To get straight to the point, allow me to state my position on how Chinese Herbal Medicine fits into the scheme of things. Currently, Chinese herbal products would mostly be classified as food supplements. The distributors and retailers love this because being classified as “merely” supplements, their products do not need to undergo the same rigorous evidence and proof examination required of drugs.
Psychologically, the unfortunate implications of this is twofold: Firstly, most medical professionals end up scoffing at Chinese herbs because of the implication that they are “merely” supplements. On the other hand, it is easier to abuse such products because there are no standards as to their proper use and safety profiles.
The fact of the matter is that I consider Chinese herbal products – whether to be decocted at home or in pill or ointment form, should be considered drugs and should be regulated. I often say that when I studied TCM in China, half of what I studied were side effects and how to combat them.
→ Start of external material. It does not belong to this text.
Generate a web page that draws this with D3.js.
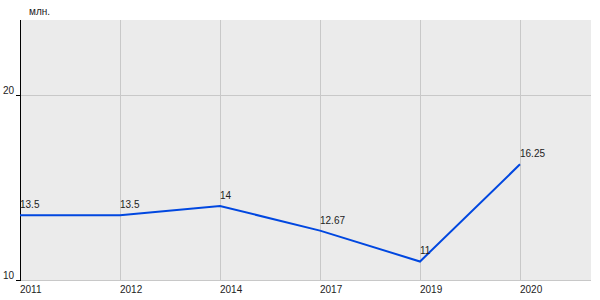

In truth, it is entirely possible for Chinese herbal products to be registered as drugs in the Philippines. There is at least one product (an ointment for burns) that is approved by the FDA as a drug. It is such a useful drug that in our institution, the Philippine General Hospital, our burn unit uses it as a cheaper alternative to silver sulfadiazine. I have had at least one burn surgeon tell me that “it works miracles”.
What does this prove so far? It proves that as long as the evidence is there, the FDA will have no problem approving these therapeutics as drugs.
So what’s the problem?
The problem is how to design good studies for Chinese herbs. Such studies must take into account the fact that Chinese medicine has a different paradigm with regards to the pathophysiology and treatment of disease. Chinese medicine takes into account the whole picture and not just the symptom.
It is erroneous, for example, to study the effect of a particular formula for joint pain when Chinese medicine recognizes at least four different types of joint pain. If the joint pain is due to cold, then one cannot use formulas that cool down. If the joint pain is due to heat then one can.
What therefore is needed? The FDA needs to recognize that Chinese medicine has its own way of doing things and that it requires its own experts to do the evaluating. For that to happen, Chinese medical practitioners must be recognized and regulated as a true profession as it is in the United States and Australia.